(Rows from a dataset of charts and code)
· · · · · · ·

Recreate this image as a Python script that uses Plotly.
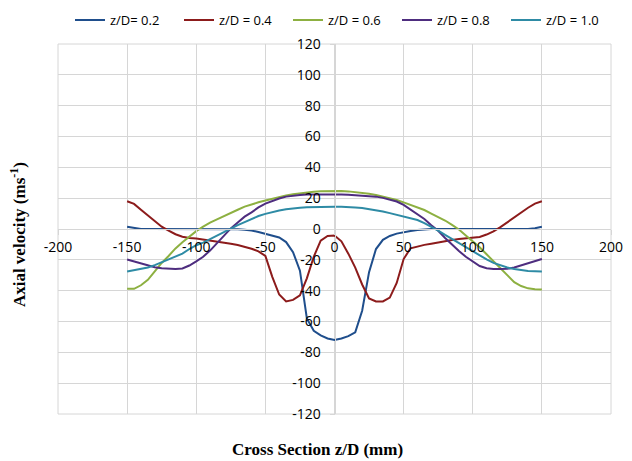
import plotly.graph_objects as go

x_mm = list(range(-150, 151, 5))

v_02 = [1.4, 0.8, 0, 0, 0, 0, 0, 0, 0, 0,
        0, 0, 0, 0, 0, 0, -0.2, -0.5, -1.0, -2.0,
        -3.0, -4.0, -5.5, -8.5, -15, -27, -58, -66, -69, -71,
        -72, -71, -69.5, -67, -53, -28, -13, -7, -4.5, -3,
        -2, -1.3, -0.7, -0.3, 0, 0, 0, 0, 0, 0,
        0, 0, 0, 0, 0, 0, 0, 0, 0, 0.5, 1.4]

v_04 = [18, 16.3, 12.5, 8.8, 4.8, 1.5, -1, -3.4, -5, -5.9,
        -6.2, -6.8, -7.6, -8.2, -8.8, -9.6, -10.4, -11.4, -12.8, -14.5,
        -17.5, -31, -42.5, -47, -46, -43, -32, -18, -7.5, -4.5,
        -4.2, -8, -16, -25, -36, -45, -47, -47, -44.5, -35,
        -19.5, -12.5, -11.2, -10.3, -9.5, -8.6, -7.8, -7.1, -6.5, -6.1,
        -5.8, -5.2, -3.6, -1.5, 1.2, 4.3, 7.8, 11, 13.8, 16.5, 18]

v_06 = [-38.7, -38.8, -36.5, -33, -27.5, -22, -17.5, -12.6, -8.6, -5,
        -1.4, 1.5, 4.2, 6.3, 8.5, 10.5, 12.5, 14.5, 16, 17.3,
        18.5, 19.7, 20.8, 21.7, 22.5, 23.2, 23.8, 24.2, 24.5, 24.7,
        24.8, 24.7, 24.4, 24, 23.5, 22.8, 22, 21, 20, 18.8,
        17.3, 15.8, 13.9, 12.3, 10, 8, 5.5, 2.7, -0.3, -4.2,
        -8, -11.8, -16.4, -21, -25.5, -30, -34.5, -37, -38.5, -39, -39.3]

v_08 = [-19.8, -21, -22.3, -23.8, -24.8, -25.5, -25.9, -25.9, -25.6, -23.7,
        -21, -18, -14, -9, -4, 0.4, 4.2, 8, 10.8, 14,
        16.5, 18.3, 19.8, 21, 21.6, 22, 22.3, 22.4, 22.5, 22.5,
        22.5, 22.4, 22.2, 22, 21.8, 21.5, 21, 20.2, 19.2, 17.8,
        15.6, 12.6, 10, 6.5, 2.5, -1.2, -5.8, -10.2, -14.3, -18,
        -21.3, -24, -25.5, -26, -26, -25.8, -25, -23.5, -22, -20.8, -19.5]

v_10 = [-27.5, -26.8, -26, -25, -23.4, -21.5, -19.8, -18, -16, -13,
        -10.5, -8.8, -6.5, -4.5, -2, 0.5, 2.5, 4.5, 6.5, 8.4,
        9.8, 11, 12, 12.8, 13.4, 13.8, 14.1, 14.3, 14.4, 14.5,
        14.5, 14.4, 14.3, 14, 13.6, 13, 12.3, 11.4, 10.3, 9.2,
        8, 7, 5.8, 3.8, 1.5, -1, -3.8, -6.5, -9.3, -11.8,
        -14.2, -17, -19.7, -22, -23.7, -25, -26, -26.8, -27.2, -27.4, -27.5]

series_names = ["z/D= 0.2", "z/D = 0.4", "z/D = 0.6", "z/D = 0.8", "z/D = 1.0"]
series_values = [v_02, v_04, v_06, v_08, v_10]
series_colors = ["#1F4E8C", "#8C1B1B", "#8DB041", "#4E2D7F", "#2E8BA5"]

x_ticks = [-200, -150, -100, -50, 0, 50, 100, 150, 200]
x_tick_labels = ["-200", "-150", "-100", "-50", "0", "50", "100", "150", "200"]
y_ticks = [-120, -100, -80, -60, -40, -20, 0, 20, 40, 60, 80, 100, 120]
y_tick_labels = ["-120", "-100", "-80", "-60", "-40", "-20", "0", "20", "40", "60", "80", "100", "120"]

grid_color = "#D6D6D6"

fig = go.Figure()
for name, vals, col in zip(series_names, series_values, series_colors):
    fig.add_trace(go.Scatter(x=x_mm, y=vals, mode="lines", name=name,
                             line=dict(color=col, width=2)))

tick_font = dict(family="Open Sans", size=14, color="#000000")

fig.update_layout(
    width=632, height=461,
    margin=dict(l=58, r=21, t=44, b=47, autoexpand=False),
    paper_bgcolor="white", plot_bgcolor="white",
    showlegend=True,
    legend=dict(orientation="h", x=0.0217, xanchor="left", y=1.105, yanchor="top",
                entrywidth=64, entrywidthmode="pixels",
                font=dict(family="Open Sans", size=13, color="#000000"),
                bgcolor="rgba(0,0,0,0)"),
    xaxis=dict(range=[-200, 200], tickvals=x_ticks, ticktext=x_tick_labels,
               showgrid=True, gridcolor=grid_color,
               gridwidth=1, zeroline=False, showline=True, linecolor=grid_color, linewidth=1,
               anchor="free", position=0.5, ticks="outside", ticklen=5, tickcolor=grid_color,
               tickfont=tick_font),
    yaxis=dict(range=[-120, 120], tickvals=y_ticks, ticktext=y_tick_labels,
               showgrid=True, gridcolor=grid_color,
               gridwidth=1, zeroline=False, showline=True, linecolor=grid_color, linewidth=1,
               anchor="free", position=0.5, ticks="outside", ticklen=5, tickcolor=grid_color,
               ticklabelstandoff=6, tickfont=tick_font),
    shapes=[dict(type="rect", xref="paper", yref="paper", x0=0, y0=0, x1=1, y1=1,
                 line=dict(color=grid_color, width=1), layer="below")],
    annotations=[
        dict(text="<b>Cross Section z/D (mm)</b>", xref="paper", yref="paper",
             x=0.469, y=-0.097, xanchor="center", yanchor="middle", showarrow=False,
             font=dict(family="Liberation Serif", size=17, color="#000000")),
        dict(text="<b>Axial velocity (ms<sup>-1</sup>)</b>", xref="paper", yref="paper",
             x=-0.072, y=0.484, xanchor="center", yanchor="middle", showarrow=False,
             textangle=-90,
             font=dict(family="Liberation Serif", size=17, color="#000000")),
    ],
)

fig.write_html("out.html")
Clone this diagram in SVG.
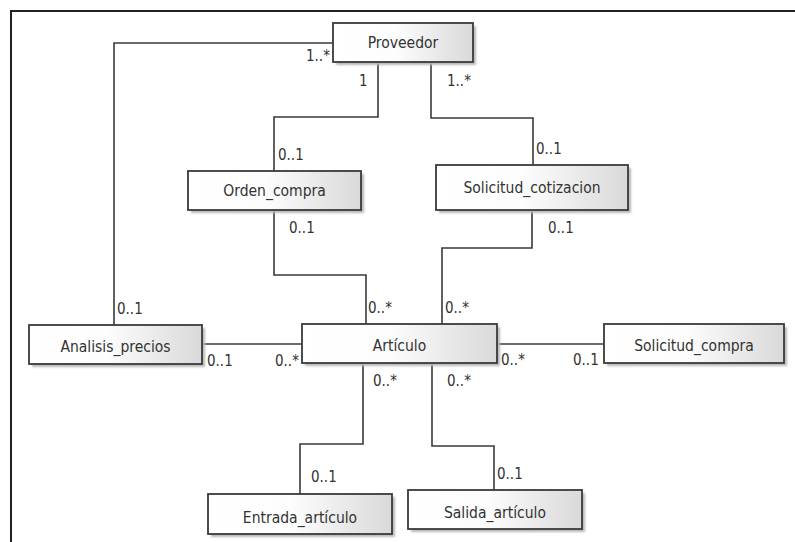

· · · · · · ·

**Task instructions**
Copy every line of the data exactly as written, excluding the pictures.

**Output for this task**
Recreate this image as a Python script that uses Plotly.
import plotly.graph_objects as go

x_mm = list(range(-150, 151, 5))

v_02 = [1.4, 0.8, 0, 0, 0, 0, 0, 0, 0, 0,
        0, 0, 0, 0, 0, 0, -0.2, -0.5, -1.0, -2.0,
        -3.0, -4.0, -5.5, -8.5, -15, -27, -58, -66, -69, -71,
        -72, -71, -69.5, -67, -53, -28, -13, -7, -4.5, -3,
        -2, -1.3, -0.7, -0.3, 0, 0, 0, 0, 0, 0,
        0, 0, 0, 0, 0, 0, 0, 0, 0, 0.5, 1.4]

v_04 = [18, 16.3, 12.5, 8.8, 4.8, 1.5, -1, -3.4, -5, -5.9,
        -6.2, -6.8, -7.6, -8.2, -8.8, -9.6, -10.4, -11.4, -12.8, -14.5,
        -17.5, -31, -42.5, -47, -46, -43, -32, -18, -7.5, -4.5,
        -4.2, -8, -16, -25, -36, -45, -47, -47, -44.5, -35,
        -19.5, -12.5, -11.2, -10.3, -9.5, -8.6, -7.8, -7.1, -6.5, -6.1,
        -5.8, -5.2, -3.6, -1.5, 1.2, 4.3, 7.8, 11, 13.8, 16.5, 18]

v_06 = [-38.7, -38.8, -36.5, -33, -27.5, -22, -17.5, -12.6, -8.6, -5,
        -1.4, 1.5, 4.2, 6.3, 8.5, 10.5, 12.5, 14.5, 16, 17.3,
        18.5, 19.7, 20.8, 21.7, 22.5, 23.2, 23.8, 24.2, 24.5, 24.7,
        24.8, 24.7, 24.4, 24, 23.5, 22.8, 22, 21, 20, 18.8,
        17.3, 15.8, 13.9, 12.3, 10, 8, 5.5, 2.7, -0.3, -4.2,
        -8, -11.8, -16.4, -21, -25.5, -30, -34.5, -37, -38.5, -39, -39.3]

v_08 = [-19.8, -21, -22.3, -23.8, -24.8, -25.5, -25.9, -25.9, -25.6, -23.7,
        -21, -18, -14, -9, -4, 0.4, 4.2, 8, 10.8, 14,
        16.5, 18.3, 19.8, 21, 21.6, 22, 22.3, 22.4, 22.5, 22.5,
        22.5, 22.4, 22.2, 22, 21.8, 21.5, 21, 20.2, 19.2, 17.8,
        15.6, 12.6, 10, 6.5, 2.5, -1.2, -5.8, -10.2, -14.3, -18,
        -21.3, -24, -25.5, -26, -26, -25.8, -25, -23.5, -22, -20.8, -19.5]

v_10 = [-27.5, -26.8, -26, -25, -23.4, -21.5, -19.8, -18, -16, -13,
        -10.5, -8.8, -6.5, -4.5, -2, 0.5, 2.5, 4.5, 6.5, 8.4,
        9.8, 11, 12, 12.8, 13.4, 13.8, 14.1, 14.3, 14.4, 14.5,
        14.5, 14.4, 14.3, 14, 13.6, 13, 12.3, 11.4, 10.3, 9.2,
        8, 7, 5.8, 3.8, 1.5, -1, -3.8, -6.5, -9.3, -11.8,
        -14.2, -17, -19.7, -22, -23.7, -25, -26, -26.8, -27.2, -27.4, -27.5]

series_names = ["z/D= 0.2", "z/D = 0.4", "z/D = 0.6", "z/D = 0.8", "z/D = 1.0"]
series_values = [v_02, v_04, v_06, v_08, v_10]
series_colors = ["#1F4E8C", "#8C1B1B", "#8DB041", "#4E2D7F", "#2E8BA5"]

x_ticks = [-200, -150, -100, -50, 0, 50, 100, 150, 200]
x_tick_labels = ["-200", "-150", "-100", "-50", "0", "50", "100", "150", "200"]
y_ticks = [-120, -100, -80, -60, -40, -20, 0, 20, 40, 60, 80, 100, 120]
y_tick_labels = ["-120", "-100", "-80", "-60", "-40", "-20", "0", "20", "40", "60", "80", "100", "120"]

grid_color = "#D6D6D6"

fig = go.Figure()
for name, vals, col in zip(series_names, series_values, series_colors):
    fig.add_trace(go.Scatter(x=x_mm, y=vals, mode="lines", name=name,
                             line=dict(color=col, width=2)))

tick_font = dict(family="Open Sans", size=14, color="#000000")

fig.update_layout(
    width=632, height=461,
    margin=dict(l=58, r=21, t=44, b=47, autoexpand=False),
    paper_bgcolor="white", plot_bgcolor="white",
    showlegend=True,
    legend=dict(orientation="h", x=0.0217, xanchor="left", y=1.105, yanchor="top",
                entrywidth=64, entrywidthmode="pixels",
                font=dict(family="Open Sans", size=13, color="#000000"),
                bgcolor="rgba(0,0,0,0)"),
    xaxis=dict(range=[-200, 200], tickvals=x_ticks, ticktext=x_tick_labels,
               showgrid=True, gridcolor=grid_color,
               gridwidth=1, zeroline=False, showline=True, linecolor=grid_color, linewidth=1,
               anchor="free", position=0.5, ticks="outside", ticklen=5, tickcolor=grid_color,
               tickfont=tick_font),
    yaxis=dict(range=[-120, 120], tickvals=y_ticks, ticktext=y_tick_labels,
               showgrid=True, gridcolor=grid_color,
               gridwidth=1, zeroline=False, showline=True, linecolor=grid_color, linewidth=1,
               anchor="free", position=0.5, ticks="outside", ticklen=5, tickcolor=grid_color,
               ticklabelstandoff=6, tickfont=tick_font),
    shapes=[dict(type="rect", xref="paper", yref="paper", x0=0, y0=0, x1=1, y1=1,
                 line=dict(color=grid_color, width=1), layer="below")],
    annotations=[
        dict(text="<b>Cross Section z/D (mm)</b>", xref="paper", yref="paper",
             x=0.469, y=-0.097, xanchor="center", yanchor="middle", showarrow=False,
             font=dict(family="Liberation Serif", size=17, color="#000000")),
        dict(text="<b>Axial velocity (ms<sup>-1</sup>)</b>", xref="paper", yref="paper",
             x=-0.072, y=0.484, xanchor="center", yanchor="middle", showarrow=False,
             textangle=-90,
             font=dict(family="Liberation Serif", size=17, color="#000000")),
    ],
)

fig.write_html("out.html")
Clone this diagram in SVG.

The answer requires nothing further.